Luckily, my mother saved my dolls. However, she would frequently suggest I give them away to get them out of the attic, for she was worried that they would melt up there. Finally, when I was in my 30s, I took her suggestion and went up into the attic and started cleaning out. Unfortunately, I hadn’t heeded her advice about the heat, and, disastrously, my Peggy and Betsy Wetsy both lost their faces. I didn’t give the rest away but wrapped them better.
About 10 years ago, I decided to go through my dolls and their accessories again. I downsized some and took the best ones to display in my apartment. I consigned and sold the pink Wolverine stove and refrigerator and some dollhouse furniture. My rubber doll Marianne was brown with age, so she didn’t stay.
But what I kept I fondly still display. My mother had made clothes, still in great condition, for all my dolls. But if I find a vintage outfit for one of my Vogue dolls or my Uneeda Bob on eBay or at an antiques mall, I buy it. It’s a great feeling for a sentimental lady.
Last summer at a yard sale I found a Raggedy Ann to replace the one my Auntie Meff had given me. She is snuggled right next to Mary Jane, a cloth doll, my first doll ever.
I’m not the only middle-aged person who is nostalgic about childhood toys. My Rumford cousins, Bobby and Kathy, almost had a custody battle over Zippy the Chimp, a favorite stuffed animal.
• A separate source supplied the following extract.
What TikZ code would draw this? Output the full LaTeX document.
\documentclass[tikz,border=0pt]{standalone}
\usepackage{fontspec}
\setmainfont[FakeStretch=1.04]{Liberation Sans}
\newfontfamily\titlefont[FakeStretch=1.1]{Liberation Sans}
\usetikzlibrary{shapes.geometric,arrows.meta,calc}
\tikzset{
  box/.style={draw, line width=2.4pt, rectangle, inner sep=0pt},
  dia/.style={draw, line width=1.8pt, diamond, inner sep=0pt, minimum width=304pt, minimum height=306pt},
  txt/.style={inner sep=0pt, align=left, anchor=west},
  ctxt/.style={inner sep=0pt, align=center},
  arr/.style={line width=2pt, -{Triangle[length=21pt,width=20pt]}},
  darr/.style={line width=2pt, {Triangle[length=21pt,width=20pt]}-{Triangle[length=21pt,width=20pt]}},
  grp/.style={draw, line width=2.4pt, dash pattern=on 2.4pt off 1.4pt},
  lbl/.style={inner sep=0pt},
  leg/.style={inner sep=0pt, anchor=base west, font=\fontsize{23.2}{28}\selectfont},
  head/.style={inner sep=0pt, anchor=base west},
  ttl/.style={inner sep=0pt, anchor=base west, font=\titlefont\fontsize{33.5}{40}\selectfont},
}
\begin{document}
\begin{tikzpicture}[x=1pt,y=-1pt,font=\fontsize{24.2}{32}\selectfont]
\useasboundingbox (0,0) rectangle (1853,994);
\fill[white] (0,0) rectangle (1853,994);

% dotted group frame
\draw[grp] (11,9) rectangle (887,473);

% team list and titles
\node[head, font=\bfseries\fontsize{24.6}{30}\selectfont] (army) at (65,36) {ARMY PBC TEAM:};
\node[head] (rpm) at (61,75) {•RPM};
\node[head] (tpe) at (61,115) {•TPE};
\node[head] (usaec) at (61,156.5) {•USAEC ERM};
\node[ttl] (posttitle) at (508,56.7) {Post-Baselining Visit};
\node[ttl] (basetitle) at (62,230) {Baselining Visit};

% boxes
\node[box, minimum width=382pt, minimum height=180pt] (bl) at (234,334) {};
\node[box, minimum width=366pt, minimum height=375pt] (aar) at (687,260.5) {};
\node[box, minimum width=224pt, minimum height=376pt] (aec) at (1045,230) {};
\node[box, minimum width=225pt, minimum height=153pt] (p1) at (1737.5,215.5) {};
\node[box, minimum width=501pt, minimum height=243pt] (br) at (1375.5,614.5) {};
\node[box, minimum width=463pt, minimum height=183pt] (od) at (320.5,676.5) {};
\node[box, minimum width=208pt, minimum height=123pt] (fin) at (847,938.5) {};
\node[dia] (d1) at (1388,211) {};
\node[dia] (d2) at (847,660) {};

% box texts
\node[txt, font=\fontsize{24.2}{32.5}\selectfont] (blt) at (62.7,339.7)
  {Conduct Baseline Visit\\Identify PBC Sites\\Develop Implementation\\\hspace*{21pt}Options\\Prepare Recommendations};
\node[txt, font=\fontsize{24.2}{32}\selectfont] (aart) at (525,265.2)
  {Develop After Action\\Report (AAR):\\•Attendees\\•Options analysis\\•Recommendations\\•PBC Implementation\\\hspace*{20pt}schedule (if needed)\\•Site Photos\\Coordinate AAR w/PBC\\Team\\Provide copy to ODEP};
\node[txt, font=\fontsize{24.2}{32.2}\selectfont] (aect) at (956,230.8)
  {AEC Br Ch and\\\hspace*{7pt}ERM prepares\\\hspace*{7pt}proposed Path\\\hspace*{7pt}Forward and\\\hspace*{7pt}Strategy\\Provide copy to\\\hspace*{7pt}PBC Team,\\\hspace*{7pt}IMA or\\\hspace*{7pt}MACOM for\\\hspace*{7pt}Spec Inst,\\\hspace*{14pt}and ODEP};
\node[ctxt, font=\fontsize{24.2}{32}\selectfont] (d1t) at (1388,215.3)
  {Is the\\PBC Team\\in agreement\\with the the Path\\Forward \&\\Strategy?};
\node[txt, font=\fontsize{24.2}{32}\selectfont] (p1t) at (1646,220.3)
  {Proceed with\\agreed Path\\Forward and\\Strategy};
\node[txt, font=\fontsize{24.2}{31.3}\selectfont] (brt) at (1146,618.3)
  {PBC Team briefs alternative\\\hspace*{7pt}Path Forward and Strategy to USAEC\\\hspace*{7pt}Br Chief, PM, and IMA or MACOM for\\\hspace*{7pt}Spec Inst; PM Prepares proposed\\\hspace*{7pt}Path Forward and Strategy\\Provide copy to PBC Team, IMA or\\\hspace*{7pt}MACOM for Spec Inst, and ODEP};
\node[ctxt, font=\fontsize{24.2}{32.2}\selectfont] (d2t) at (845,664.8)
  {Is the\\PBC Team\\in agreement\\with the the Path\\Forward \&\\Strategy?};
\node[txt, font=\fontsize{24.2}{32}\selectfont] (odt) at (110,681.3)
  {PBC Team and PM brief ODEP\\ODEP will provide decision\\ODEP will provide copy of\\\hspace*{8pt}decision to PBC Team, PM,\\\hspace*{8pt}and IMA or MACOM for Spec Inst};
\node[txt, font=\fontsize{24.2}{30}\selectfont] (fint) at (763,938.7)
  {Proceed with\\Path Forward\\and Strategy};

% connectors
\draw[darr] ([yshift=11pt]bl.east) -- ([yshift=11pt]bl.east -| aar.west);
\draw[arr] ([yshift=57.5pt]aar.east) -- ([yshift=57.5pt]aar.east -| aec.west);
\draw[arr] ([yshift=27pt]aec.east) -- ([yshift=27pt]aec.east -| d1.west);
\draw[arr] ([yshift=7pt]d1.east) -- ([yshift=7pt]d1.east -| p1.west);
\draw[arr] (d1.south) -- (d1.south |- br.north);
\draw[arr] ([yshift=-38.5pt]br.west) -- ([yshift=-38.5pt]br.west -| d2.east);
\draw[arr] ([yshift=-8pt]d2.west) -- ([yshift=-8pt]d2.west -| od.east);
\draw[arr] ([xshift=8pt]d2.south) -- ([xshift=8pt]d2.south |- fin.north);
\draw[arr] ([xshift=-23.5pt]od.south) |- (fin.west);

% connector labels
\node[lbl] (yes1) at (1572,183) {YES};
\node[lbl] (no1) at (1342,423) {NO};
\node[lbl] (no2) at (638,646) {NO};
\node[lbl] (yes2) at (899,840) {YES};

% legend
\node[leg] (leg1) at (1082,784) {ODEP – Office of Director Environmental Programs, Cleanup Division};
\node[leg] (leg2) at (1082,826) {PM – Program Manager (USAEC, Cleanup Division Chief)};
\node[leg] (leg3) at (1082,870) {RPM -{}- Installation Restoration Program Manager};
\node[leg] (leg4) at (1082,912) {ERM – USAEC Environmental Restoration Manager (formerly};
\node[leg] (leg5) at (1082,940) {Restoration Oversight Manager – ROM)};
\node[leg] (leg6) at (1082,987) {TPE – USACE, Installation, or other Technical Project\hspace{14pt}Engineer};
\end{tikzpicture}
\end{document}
A friend who recently lost his mother has been going through her belongings. So far, no parting with his childhood toys, among which are the cowboy rubber squeaky doll, the Tonka trucks, the Gilbert erector sets, the Busy Beaver toolbox. And there’s the Howdy Doody lamp.
As for me, this winter I hope to find some time to cut out some of the outfits for my newly acquired Lennon Sisters paper dolls. I can be a kid all over again.